Task statement — Leave the pictures out and quote every line from the start of the listing to the line with "import numpy as np", inclusive.

Supplied material —
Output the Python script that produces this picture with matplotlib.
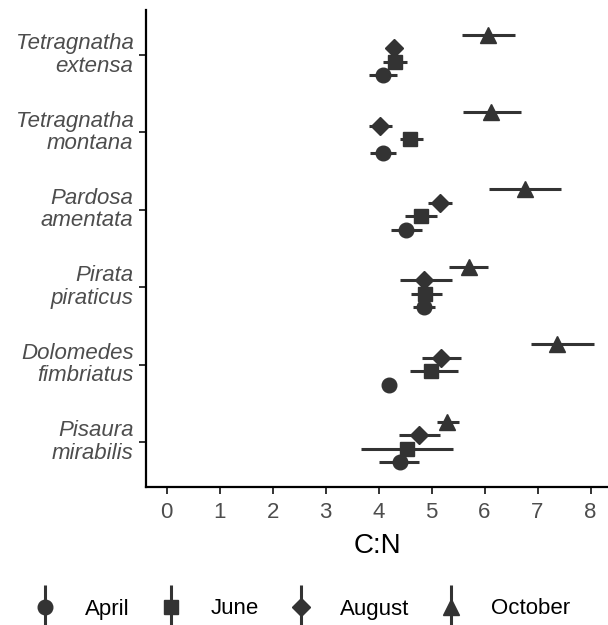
import matplotlib
matplotlib.use("Agg")
import matplotlib.pyplot as plt
from matplotlib.lines import Line2D
from matplotlib.legend_handler import HandlerTuple
import numpy as np

plt.rcParams['font.family'] = ['Liberation Sans', 'DejaVu Sans']

species = ["Pisaura\nmirabilis", "Dolomedes\nfimbriatus", "Pirata\npiraticus",
           "Pardosa\namentata", "Tetragnatha\nmontana", "Tetragnatha\nextensa"]
months = ["April", "June", "August", "October"]

# C:N means (order follows species list, bottom to top)
april_mean = [4.40, 4.20, 4.86, 4.51, 4.09, 4.08]
april_lo = [4.01, 4.20, 4.65, 4.23, 3.84, 3.81]
april_hi = [4.77, 4.20, 5.07, 4.82, 4.33, 4.35]

june_mean = [4.53, 4.99, 4.88, 4.80, 4.60, 4.31]
june_lo = [3.67, 4.60, 4.62, 4.50, 4.40, 4.08]
june_hi = [5.40, 5.49, 5.20, 5.10, 4.84, 4.54]

august_mean = [4.77, 5.17, 4.85, 5.16, 4.02, 4.29]
august_lo = [4.38, 4.82, 4.40, 4.94, 3.81, 4.20]
august_hi = [5.16, 5.56, 5.38, 5.38, 4.26, 4.38]

october_mean = [5.29, 7.36, 5.70, 6.76, 6.13, 6.06]
october_lo = [5.10, 6.87, 5.33, 6.09, 5.60, 5.57]
october_hi = [5.51, 8.06, 6.07, 7.45, 6.68, 6.57]

series = {
    "April": (april_mean, april_lo, april_hi),
    "June": (june_mean, june_lo, june_hi),
    "August": (august_mean, august_lo, august_hi),
    "October": (october_mean, october_lo, october_hi),
}
markers = {"April": "o", "June": "s", "August": "D", "October": "^"}
msizes = {"April": 10.5, "June": 9.5, "August": 9.0, "October": 11.5}
offsets = {"April": -0.2625, "June": -0.0875, "August": 0.0875, "October": 0.2625}
col = "#333333"

fig = plt.figure(figsize=(6.08, 6.25), dpi=100)
ax = fig.add_axes([146/608, 1 - 487.3/625, 1 - 146/608, (487.3 - 10)/625])

ypos = np.arange(1, len(species) + 1)
for m in months:
    mean, lo, hi = (np.array(a) for a in series[m])
    y = ypos + offsets[m]
    ax.hlines(y, lo, hi, color=col, lw=2.2, zorder=2)
    ax.plot(mean, y, linestyle="None", marker=markers[m], ms=msizes[m],
            color=col, mec=col, zorder=3)

ax.set_xlim(-0.39, 8.33)
ax.set_ylim(0.414, 6.58)
ax.set_xticks(range(0, 9))
ax.set_yticks(ypos)
ax.set_yticklabels(species, fontstyle="italic", ha="right", linespacing=1.08)
for lbl in ax.get_yticklabels():
    lbl.set_va("center")
for s in ["top", "right"]:
    ax.spines[s].set_visible(False)
for s in ["left", "bottom"]:
    ax.spines[s].set_linewidth(1.6)
    ax.spines[s].set_color("black")
ax.tick_params(axis="both", length=5, width=1.4, color="#333333",
               labelsize=16, labelcolor="#4D4D4D")
ax.tick_params(axis="x", pad=5.5)
ax.tick_params(axis="y", pad=4)
ax.set_xlabel("C:N", fontsize=20, color="black", labelpad=7)

handles = []
for m in months:
    vline = Line2D([], [], marker="|", ms=31, mew=2.2, color=col, linestyle="None")
    mk = Line2D([], [], marker=markers[m], ms=msizes[m], color=col, linestyle="None")
    handles.append((vline, mk))
fig.legend(handles, months, handler_map={tuple: HandlerTuple(ndivide=1)},
           loc="center", bbox_to_anchor=(302/608, 1 - 609/625), ncol=4, frameon=False,
           fontsize=16, handlelength=1.0, handletextpad=1.28, columnspacing=1.38,
           labelcolor="black", borderpad=0.1)

fig.savefig("out.png", dpi=100)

Reply —
Output the Python script that produces this picture with matplotlib.
import matplotlib
matplotlib.use("Agg")
import matplotlib.pyplot as plt
from matplotlib.lines import Line2D
from matplotlib.legend_handler import HandlerTuple
import numpy as np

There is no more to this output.